Start a business that goes on to prosper.

We’ve become so used to anti-business rhetoric and the notion that it’s nobler to go into the non-profit world that this is counterintuitive. There is a great piece in Forbes by Richard Kaalgard that explains:

Carl Schramm, who heads America’s top entrepreneurial think tank, the Kauffman Foundation, has a stunningly good insight into what causes an economy to grow. Growth, he says, is directly correlated to startups that get big. I interviewed Schramm onstage last week at a Churchill Club event at Microsoft’s Silicon campus in Mountain View.

Schramm said: “The single most important contributor to a nation’s economic growth is the number of startups that grow to a billion dollars in revenue within 20 years.”

Starting a business may do as much to save the planet as joining a think tank (I can say this because I toil in the thinking field)! Kaalgard goes on:

Yes, we want our large multinational companies – the Apples and IBMs, Walmarts and Exxon Mobils – to be successful. But their success, while necessary for a healthy economy, won’t grow the economy much more than a Western Europe-like 2% per year (a rate of growth, as we’ve learned, that feels moribund to an American).

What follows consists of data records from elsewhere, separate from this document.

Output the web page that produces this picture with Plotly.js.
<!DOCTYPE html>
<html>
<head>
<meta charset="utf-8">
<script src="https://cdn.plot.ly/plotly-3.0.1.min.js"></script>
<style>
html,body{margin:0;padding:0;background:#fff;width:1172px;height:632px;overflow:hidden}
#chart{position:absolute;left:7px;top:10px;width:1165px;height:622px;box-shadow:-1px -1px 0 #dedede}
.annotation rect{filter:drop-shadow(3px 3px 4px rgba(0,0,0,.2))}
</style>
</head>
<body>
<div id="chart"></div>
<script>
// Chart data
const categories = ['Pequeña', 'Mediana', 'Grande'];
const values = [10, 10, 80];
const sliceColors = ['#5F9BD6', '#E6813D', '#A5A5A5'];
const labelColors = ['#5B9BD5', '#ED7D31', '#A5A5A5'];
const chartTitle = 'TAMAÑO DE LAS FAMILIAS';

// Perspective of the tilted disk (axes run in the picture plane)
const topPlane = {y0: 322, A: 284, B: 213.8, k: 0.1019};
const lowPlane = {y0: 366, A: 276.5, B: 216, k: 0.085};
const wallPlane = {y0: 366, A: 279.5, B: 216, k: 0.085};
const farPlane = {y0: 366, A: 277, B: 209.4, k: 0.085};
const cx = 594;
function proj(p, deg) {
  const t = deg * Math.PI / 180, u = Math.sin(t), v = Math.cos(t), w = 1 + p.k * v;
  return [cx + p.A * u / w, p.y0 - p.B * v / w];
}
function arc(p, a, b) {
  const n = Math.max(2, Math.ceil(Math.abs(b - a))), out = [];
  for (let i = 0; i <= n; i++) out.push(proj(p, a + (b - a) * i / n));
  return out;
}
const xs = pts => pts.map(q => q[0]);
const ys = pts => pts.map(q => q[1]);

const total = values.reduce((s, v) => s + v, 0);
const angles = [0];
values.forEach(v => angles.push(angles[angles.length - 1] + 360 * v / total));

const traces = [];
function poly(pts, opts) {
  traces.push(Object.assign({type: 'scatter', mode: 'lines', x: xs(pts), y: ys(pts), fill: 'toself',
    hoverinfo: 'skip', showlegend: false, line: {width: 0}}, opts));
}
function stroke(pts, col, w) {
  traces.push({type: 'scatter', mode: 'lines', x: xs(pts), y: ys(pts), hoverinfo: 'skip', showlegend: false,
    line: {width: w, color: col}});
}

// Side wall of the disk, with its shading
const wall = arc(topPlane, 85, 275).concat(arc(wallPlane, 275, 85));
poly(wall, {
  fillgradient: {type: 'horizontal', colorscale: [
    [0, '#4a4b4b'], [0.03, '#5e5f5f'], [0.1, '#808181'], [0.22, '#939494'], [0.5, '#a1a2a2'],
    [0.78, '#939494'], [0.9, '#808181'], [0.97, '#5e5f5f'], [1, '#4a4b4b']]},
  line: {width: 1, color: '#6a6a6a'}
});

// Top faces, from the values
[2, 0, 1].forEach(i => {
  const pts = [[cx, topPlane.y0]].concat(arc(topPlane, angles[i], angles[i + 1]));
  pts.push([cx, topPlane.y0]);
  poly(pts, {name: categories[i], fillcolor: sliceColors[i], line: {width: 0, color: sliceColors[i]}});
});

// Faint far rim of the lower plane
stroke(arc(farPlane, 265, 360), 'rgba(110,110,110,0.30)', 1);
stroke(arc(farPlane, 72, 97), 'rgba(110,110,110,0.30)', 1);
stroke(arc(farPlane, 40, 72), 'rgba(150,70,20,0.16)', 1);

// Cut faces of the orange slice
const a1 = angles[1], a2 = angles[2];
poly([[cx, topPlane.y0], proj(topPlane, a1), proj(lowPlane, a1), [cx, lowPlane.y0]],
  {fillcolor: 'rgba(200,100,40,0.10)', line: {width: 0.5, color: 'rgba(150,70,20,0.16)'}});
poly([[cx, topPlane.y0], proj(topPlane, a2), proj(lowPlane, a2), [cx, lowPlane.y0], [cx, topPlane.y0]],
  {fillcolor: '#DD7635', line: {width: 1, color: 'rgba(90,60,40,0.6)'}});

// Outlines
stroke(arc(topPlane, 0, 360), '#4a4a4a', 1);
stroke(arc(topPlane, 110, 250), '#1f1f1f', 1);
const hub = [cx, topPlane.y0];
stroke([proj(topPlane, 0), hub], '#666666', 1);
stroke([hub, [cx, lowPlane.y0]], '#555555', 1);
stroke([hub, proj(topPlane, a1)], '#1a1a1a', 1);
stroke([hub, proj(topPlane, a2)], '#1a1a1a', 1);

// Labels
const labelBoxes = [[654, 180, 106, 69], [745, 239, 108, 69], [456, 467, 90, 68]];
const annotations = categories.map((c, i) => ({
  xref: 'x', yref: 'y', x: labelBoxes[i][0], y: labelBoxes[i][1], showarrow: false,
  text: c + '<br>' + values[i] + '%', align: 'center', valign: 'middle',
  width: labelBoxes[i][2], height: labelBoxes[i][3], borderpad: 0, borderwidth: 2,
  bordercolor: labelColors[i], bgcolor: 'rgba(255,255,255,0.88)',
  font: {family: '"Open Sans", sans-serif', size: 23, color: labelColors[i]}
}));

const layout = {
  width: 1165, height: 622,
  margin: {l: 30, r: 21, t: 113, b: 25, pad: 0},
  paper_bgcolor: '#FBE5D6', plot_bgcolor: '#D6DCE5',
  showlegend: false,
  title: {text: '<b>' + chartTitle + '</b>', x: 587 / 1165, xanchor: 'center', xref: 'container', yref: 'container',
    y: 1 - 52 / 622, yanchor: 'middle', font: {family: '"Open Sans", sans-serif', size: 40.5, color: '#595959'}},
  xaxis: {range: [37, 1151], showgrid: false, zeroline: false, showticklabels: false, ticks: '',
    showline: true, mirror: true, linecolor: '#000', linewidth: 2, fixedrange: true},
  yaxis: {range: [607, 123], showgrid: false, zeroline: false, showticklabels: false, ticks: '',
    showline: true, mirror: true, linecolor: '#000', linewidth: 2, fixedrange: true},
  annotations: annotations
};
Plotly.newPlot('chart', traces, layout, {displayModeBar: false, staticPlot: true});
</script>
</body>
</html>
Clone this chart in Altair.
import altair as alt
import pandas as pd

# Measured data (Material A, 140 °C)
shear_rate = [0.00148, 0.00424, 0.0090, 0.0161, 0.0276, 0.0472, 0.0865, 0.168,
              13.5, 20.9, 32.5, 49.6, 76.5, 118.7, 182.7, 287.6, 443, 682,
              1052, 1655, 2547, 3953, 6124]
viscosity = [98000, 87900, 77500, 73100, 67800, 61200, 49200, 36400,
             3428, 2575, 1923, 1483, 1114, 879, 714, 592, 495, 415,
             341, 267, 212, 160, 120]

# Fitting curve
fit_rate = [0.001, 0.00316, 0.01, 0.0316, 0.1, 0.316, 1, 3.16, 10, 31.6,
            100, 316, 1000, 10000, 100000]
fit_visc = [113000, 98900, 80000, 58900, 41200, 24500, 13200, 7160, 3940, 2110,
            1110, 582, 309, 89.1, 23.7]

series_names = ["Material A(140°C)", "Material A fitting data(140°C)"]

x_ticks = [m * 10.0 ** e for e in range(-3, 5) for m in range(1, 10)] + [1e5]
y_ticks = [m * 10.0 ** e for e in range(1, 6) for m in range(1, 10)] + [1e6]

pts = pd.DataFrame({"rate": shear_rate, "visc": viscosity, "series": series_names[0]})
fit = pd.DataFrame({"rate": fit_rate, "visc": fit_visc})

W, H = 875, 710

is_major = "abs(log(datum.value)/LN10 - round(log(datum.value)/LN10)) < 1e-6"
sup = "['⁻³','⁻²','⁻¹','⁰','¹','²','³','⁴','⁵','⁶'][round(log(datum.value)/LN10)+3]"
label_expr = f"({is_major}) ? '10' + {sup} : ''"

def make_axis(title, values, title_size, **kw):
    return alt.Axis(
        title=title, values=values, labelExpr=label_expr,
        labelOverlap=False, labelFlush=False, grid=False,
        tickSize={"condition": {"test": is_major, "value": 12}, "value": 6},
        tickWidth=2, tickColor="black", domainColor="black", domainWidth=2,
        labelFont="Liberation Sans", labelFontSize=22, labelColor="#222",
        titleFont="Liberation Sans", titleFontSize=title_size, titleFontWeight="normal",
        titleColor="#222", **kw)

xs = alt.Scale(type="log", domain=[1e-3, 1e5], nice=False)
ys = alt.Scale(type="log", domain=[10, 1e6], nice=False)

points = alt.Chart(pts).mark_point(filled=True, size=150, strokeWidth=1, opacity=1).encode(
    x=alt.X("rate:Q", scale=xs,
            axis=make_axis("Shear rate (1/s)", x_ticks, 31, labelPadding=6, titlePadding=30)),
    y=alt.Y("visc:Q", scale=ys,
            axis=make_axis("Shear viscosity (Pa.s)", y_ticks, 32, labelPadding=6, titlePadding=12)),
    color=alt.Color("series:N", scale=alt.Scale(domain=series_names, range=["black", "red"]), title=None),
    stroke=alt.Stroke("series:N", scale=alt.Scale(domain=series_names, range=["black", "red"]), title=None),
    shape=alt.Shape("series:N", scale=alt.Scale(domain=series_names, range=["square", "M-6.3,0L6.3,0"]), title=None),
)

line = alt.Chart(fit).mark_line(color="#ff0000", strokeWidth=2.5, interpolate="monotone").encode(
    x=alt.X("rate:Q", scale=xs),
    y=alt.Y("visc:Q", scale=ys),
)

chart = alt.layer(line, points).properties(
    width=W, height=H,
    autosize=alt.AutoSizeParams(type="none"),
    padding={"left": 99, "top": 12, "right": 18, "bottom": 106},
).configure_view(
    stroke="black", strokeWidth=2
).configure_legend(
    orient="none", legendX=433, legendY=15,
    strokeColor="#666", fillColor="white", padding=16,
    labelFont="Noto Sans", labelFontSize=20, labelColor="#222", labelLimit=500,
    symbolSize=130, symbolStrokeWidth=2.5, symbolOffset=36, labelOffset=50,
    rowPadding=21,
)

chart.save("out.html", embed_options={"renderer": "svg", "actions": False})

Yes, we also want millions of Americans following their dreams and starting cottage businesses that support their needs and their lifestyles. But a proliferation of cottage businesses won’t push the country past 3.3% growth, either.

Schramm is arguing for a hundred plus companies every year. The article states that any immigrant who graduates from college or starts a business should get a green card.

But the administration, in addition to sending an anti-business message, is trying to allow the Bush tax cuts to expire on just the sort of folks who are engaged in such businesses. Sounds like ideology trumps growth in today’s Washington.